In an effort to preserve the sport of Muay Thai as the main form of combat, mixed martial arts competition was not legal for a very long time in Thailand. Only very recently has MMA become a sanctioned sport, as ONE Championship just hosted the biggest MMA event to ever take place in the country this past weekend.
Because MMA was not previously an option for Thai fighters to compete in, we have yet to scratch the surface of what real Muay Thai would look like in an MMA fight. The combination of the raw aggression in Muay Thai and the lethal knees, kicks and elbows would be even more exciting contested in a cage with 4 ounce MMA gloves.
Most professional Thai boxers possess an arsenal of lethal strikes, but there are others, who may not be completely proficient at fighting.
Take, for instance the competitors in the following video.
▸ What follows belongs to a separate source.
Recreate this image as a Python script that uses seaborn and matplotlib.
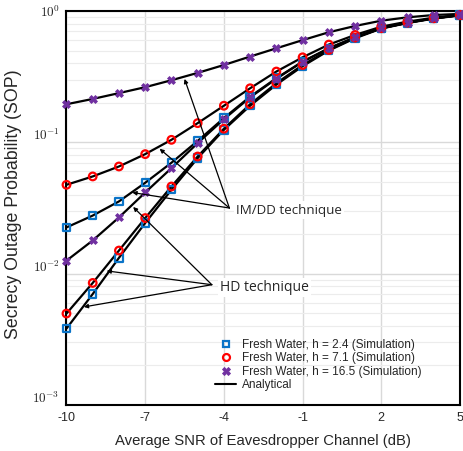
import numpy as np
import pandas as pd
import matplotlib
matplotlib.use("Agg")
import matplotlib.pyplot as plt
import seaborn as sns
from matplotlib.lines import Line2D
from matplotlib.transforms import ScaledTranslation

# ---- data ----
snr = [-10, -9, -8, -7, -6, -5, -4, -3, -2, -1, 0, 1, 2, 3, 4, 5]

imdd_h24 = [0.0225, 0.0277, 0.0355, 0.0492, 0.0699, 0.1025, 0.153, 0.223, 0.308, 0.412, 0.52, 0.63, 0.738, 0.815, 0.88, 0.93]
imdd_h71 = [0.0475, 0.055, 0.0655, 0.0813, 0.1045, 0.140, 0.19, 0.258, 0.346, 0.444, 0.555, 0.657, 0.76, 0.83, 0.889, 0.93]
imdd_h165 = [0.195, 0.214, 0.237, 0.263, 0.297, 0.338, 0.388, 0.45, 0.52, 0.60, 0.689, 0.769, 0.844, 0.895, 0.932, 0.95]

hd_h24 = [0.00382, 0.007, 0.0132, 0.0243, 0.0435, 0.0758, 0.1245, 0.19, 0.275, 0.38, 0.50, 0.62, 0.735, 0.81, 0.875, 0.925]
hd_h71 = [0.00497, 0.0085, 0.015, 0.0265, 0.0461, 0.078, 0.127, 0.195, 0.282, 0.388, 0.505, 0.627, 0.74, 0.815, 0.88, 0.93]
hd_h165 = [0.01256, 0.0179, 0.0268, 0.0415, 0.0636, 0.0986, 0.15, 0.22, 0.305, 0.41, 0.52, 0.63, 0.74, 0.815, 0.88, 0.93]

legend_labels = ["Fresh Water, h = 2.4 (Simulation)",
                 "Fresh Water, h = 7.1 (Simulation)",
                 "Fresh Water, h = 16.5 (Simulation)",
                 "Analytical"]
x_ticks = [-10, -7, -4, -1, 2, 5]
y_ticks = [1e-3, 1e-2, 1e-1, 1e0]

BLUE = "#0a74c8"
RED = "#ff0000"
PURPLE = "#7030a0"

sns.set_style("white")
plt.rcParams['font.family'] = ['Liberation Sans', 'DejaVu Sans']
plt.rcParams['mathtext.fontset'] = 'cm'

fig = plt.figure(figsize=(4.63, 4.51), dpi=100)
ax = fig.add_axes([0.1436, 0.102, 0.8499, 0.8736])

series = [
    (imdd_h24, 'h24'), (imdd_h71, 'h71'), (imdd_h165, 'h165'),
    (hd_h24, 'h24'), (hd_h71, 'h71'), (hd_h165, 'h165'),
]

for vals, key in series:
    df = pd.DataFrame({'snr': snr, 'sop': vals})
    sns.lineplot(data=df, x='snr', y='sop', ax=ax, color='black', lw=1.6, zorder=3)

for vals, key in series:
    df = pd.DataFrame({'snr': snr, 'sop': vals})
    if key == 'h24':
        sns.scatterplot(data=df, x='snr', y='sop', ax=ax, marker='s', s=28,
                        facecolor='none', edgecolor=BLUE, linewidth=1.6, zorder=4, clip_on=False)
    elif key == 'h71':
        sns.scatterplot(data=df, x='snr', y='sop', ax=ax, marker='o', s=30,
                        facecolor='none', edgecolor=RED, linewidth=1.6, zorder=5, clip_on=False)
    else:
        sns.scatterplot(data=df, x='snr', y='sop', ax=ax, marker='X', s=32,
                        color=PURPLE, edgecolor=PURPLE, linewidth=0.6, zorder=6, clip_on=False)

ax.set_yscale('log')
ax.set_xlim(-10, 5)
ax.set_ylim(1e-3, 1)
ax.set_xticks(x_ticks)
ax.set_xticklabels([str(t) for t in x_ticks], fontsize=9)
ax.set_yticks(y_ticks)
ax.set_yticklabels([r'$10^{-3}$', r'$10^{-2}$', r'$10^{-1}$', r'$10^{0}$'], fontsize=9.5)
ax.tick_params(axis='both', length=0, pad=5)
ax.yaxis.set_minor_locator(matplotlib.ticker.LogLocator(base=10, subs=np.arange(2, 10)))
ax.yaxis.set_minor_formatter(matplotlib.ticker.NullFormatter())
ax.tick_params(axis='y', which='minor', length=0)

ax.grid(True, which='major', color='#d9d9d9', lw=1.0, zorder=0)
ax.grid(True, which='minor', axis='y', color='#ececec', lw=0.8, zorder=0)
ax.set_axisbelow(True)

for lab in ax.get_yticklabels()[:3]:
    lab.set_transform(lab.get_transform() + ScaledTranslation(0, 6 / 72, fig.dpi_scale_trans))

for s in ax.spines.values():
    s.set_color('black')
    s.set_linewidth(1.5)

ax.set_xlabel('Average SNR of Eavesdropper Channel (dB)', fontsize=10.7, labelpad=7)
ax.set_ylabel('Secrecy Outage Probability (SOP)', fontsize=12.8)
ax.yaxis.set_label_coords(-0.112, 0.51)

# annotations
arrowkw = dict(arrowstyle='-|>', color='black', lw=0.9, mutation_scale=6, shrinkA=0, shrinkB=0)
imdd_src = (-3.79, 0.0316)
for tgt in [(-5.5, 0.304), (-6.45, 0.0893), (-7.49, 0.0415)]:
    ax.annotate('', xy=tgt, xytext=imdd_src, arrowprops=arrowkw, zorder=7)
ax.text(-3.55, 0.0305, 'IM/DD technique', fontsize=9.6, family='Open Sans', va='center', ha='left',
        bbox=dict(facecolor='white', edgecolor='none', pad=1.5), zorder=7)

hd_src = (-4.46, 0.00824)
for tgt in [(-7.46, 0.0322), (-8.47, 0.0105), (-9.34, 0.00558)]:
    ax.annotate('', xy=tgt, xytext=hd_src, arrowprops=arrowkw, zorder=7)
ax.text(-4.15, 0.0079, 'HD technique', fontsize=10, family='Open Sans', va='center', ha='left',
        bbox=dict(facecolor='white', edgecolor='none', pad=1.5), zorder=7)

handles = [
    Line2D([], [], ls='none', marker='s', ms=5, mfc='none', mec=BLUE, mew=1.6),
    Line2D([], [], ls='none', marker='o', ms=5, mfc='none', mec=RED, mew=1.6),
    Line2D([], [], ls='none', marker='X', ms=5.5, mfc=PURPLE, mec=PURPLE, mew=0.6),
    Line2D([], [], color='black', lw=1.5),
]
leg = ax.legend(handles, legend_labels, loc='lower left', bbox_to_anchor=(0.378, 0.035),
                frameon=False, fontsize=8.5, handlelength=1.8, handletextpad=0.5,
                labelspacing=0.12, borderaxespad=0.0, borderpad=0.0)

fig.savefig('out.png', dpi=100)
There is an obvious size difference, but that doesn’t stop the smaller man from repeatedly hammering his bigger foe and knocking him down. The video is full of completely random surprises for the entire 4 minutes, watch the ending to see the biggest surprise of the fight.
It’s far short of technical brilliance but serves as pure entertainment gold. Some Muay Thai boxers fight weekly, and make less than $30 per fight. As MMA continues to spread throughout Southeast Asia, we should expect to see an increase of Muay Thai specialists in competition. In an MMA fight, competitors can make upwards of $400 at a small show, making the transition to MMA a no brainer for some Thai boxers who are struggling to make ends meet.